### WRITTEN PROBLEM
Repeat all of the material below exactly as written, images excluded.

### DATA PROVIDED
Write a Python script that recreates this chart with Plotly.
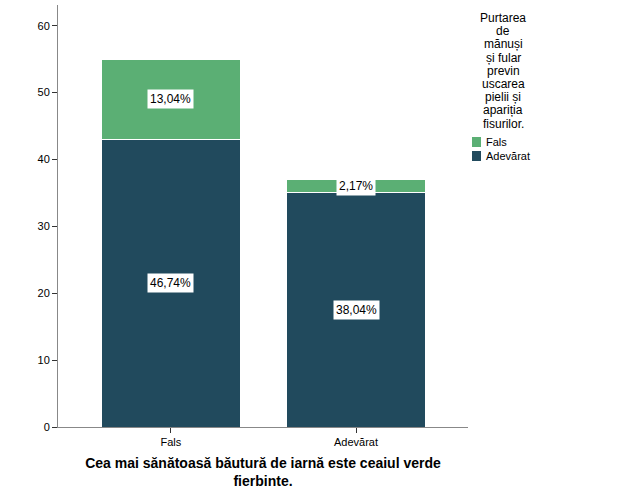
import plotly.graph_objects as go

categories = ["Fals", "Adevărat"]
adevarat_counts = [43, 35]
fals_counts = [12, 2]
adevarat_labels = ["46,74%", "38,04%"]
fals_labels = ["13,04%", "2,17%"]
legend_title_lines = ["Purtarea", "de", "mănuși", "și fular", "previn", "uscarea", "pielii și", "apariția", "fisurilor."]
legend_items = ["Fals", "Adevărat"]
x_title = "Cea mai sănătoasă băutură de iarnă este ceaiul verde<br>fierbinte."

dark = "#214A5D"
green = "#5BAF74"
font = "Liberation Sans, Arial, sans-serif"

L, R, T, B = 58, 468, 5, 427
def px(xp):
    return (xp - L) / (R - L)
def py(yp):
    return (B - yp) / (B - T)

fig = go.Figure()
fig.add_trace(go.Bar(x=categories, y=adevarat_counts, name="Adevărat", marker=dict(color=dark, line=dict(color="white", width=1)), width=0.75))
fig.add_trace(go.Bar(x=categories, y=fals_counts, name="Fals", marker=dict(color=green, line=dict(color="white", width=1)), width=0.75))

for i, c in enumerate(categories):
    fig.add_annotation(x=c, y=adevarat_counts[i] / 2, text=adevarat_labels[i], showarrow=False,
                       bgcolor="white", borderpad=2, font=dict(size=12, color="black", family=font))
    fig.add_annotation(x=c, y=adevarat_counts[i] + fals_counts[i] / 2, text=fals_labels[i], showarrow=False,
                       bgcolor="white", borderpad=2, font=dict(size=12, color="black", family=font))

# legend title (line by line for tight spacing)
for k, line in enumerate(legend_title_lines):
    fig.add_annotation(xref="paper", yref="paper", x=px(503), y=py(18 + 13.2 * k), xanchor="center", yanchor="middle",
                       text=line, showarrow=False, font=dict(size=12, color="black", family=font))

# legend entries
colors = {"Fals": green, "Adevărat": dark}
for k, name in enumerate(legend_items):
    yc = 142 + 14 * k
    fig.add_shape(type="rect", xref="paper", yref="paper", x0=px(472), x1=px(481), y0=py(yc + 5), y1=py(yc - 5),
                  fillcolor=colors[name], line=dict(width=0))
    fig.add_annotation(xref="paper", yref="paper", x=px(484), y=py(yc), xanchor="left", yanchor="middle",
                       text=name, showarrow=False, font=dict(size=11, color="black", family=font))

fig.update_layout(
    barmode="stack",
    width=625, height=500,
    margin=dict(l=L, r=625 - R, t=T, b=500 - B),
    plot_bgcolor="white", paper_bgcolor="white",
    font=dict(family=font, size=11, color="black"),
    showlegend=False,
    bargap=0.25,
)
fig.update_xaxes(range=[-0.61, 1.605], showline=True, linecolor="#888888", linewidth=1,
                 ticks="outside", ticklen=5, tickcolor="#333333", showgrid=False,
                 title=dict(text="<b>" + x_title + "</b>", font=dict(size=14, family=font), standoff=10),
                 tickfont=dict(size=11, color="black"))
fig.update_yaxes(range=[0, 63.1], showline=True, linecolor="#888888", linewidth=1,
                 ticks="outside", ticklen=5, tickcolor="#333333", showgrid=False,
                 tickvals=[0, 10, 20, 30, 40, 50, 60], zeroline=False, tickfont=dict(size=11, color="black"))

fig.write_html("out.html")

### WRITTEN RESPONSE
Write a Python script that recreates this chart with Plotly.
import plotly.graph_objects as go

categories = ["Fals", "Adevărat"]
adevarat_counts = [43, 35]
fals_counts = [12, 2]
adevarat_labels = ["46,74%", "38,04%"]
fals_labels = ["13,04%", "2,17%"]
legend_title_lines = ["Purtarea", "de", "mănuși", "și fular", "previn", "uscarea", "pielii și", "apariția", "fisurilor."]
legend_items = ["Fals", "Adevărat"]
x_title = "Cea mai sănătoasă băutură de iarnă este ceaiul verde<br>fierbinte."

dark = "#214A5D"
green = "#5BAF74"
font = "Liberation Sans, Arial, sans-serif"

L, R, T, B = 58, 468, 5, 427
def px(xp):
    return (xp - L) / (R - L)
def py(yp):
    return (B - yp) / (B - T)

fig = go.Figure()
fig.add_trace(go.Bar(x=categories, y=adevarat_counts, name="Adevărat", marker=dict(color=dark, line=dict(color="white", width=1)), width=0.75))
fig.add_trace(go.Bar(x=categories, y=fals_counts, name="Fals", marker=dict(color=green, line=dict(color="white", width=1)), width=0.75))

for i, c in enumerate(categories):
    fig.add_annotation(x=c, y=adevarat_counts[i] / 2, text=adevarat_labels[i], showarrow=False,
                       bgcolor="white", borderpad=2, font=dict(size=12, color="black", family=font))
    fig.add_annotation(x=c, y=adevarat_counts[i] + fals_counts[i] / 2, text=fals_labels[i], showarrow=False,
                       bgcolor="white", borderpad=2, font=dict(size=12, color="black", family=font))

# legend title (line by line for tight spacing)
for k, line in enumerate(legend_title_lines):
    fig.add_annotation(xref="paper", yref="paper", x=px(503), y=py(18 + 13.2 * k), xanchor="center", yanchor="middle",
                       text=line, showarrow=False, font=dict(size=12, color="black", family=font))

# legend entries
colors = {"Fals": green, "Adevărat": dark}
for k, name in enumerate(legend_items):
    yc = 142 + 14 * k
    fig.add_shape(type="rect", xref="paper", yref="paper", x0=px(472), x1=px(481), y0=py(yc + 5), y1=py(yc - 5),
                  fillcolor=colors[name], line=dict(width=0))
    fig.add_annotation(xref="paper", yref="paper", x=px(484), y=py(yc), xanchor="left", yanchor="middle",
                       text=name, showarrow=False, font=dict(size=11, color="black", family=font))

fig.update_layout(
    barmode="stack",
    width=625, height=500,
    margin=dict(l=L, r=625 - R, t=T, b=500 - B),
    plot_bgcolor="white", paper_bgcolor="white",
    font=dict(family=font, size=11, color="black"),
    showlegend=False,
    bargap=0.25,
)
fig.update_xaxes(range=[-0.61, 1.605], showline=True, linecolor="#888888", linewidth=1,
                 ticks="outside", ticklen=5, tickcolor="#333333", showgrid=False,
                 title=dict(text="<b>" + x_title + "</b>", font=dict(size=14, family=font), standoff=10),
                 tickfont=dict(size=11, color="black"))
fig.update_yaxes(range=[0, 63.1], showline=True, linecolor="#888888", linewidth=1,
                 ticks="outside", ticklen=5, tickcolor="#333333", showgrid=False,
                 tickvals=[0, 10, 20, 30, 40, 50, 60], zeroline=False, tickfont=dict(size=11, color="black"))

fig.write_html("out.html")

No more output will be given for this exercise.